Fig. 8. The King’s Bed from Knole House in Kent, c. 1673, with hangings of silk enriched with gold thread, lined with coral silk (faded), and trimmed with buttons and loops and tufted fringe of gold and silver thread and coral silk. Photograph by Nadia Mackenzie, courtesy of National Trust Images.
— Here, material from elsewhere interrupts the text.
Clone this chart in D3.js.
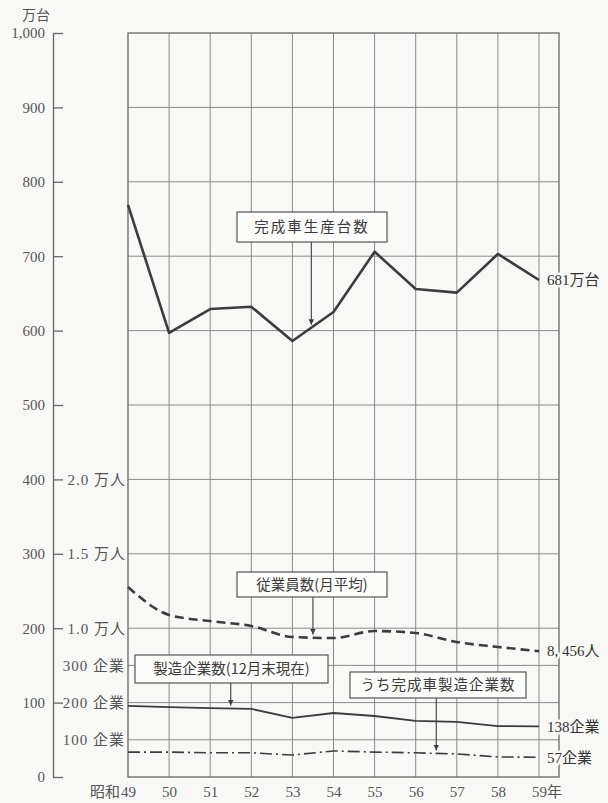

1 The weight of the trimmings was supported by buckram, the usual backing for valances, which often acted as the lining too. It was more pliable than the gummed buckram canvas available today. 2 Finials of similar design survive on the yellow and black bed at Burghley House and also at Skokloster Castle, Sweden. 3 The last mention of buttons and loop decoration in the Great Wardrobe accounts was in 1683. They were used on Sir Dudley North’s bed, originally at Glemham Hall, Suffolk,c. 1685. 4 The valance fringe on the embroidered bed in the Black and Yellow Bedchamber has been altered and the original wire mesh backing has been replaced with white buckram. Several sections have been reworked, showing a less sophisticated hand, with the scrolled vellum strips, for example, having been replaced with coloured cord. The tied-tassel fringing has also been remade. As the bed was listed in the 1763 inventory, the work was probably done in the early 1760s. The bed was altered again in 1838, the date embroidered on the tester. 5The bed was conserved by Sheila Landi in the early 1990s and the curtains and linings replaced.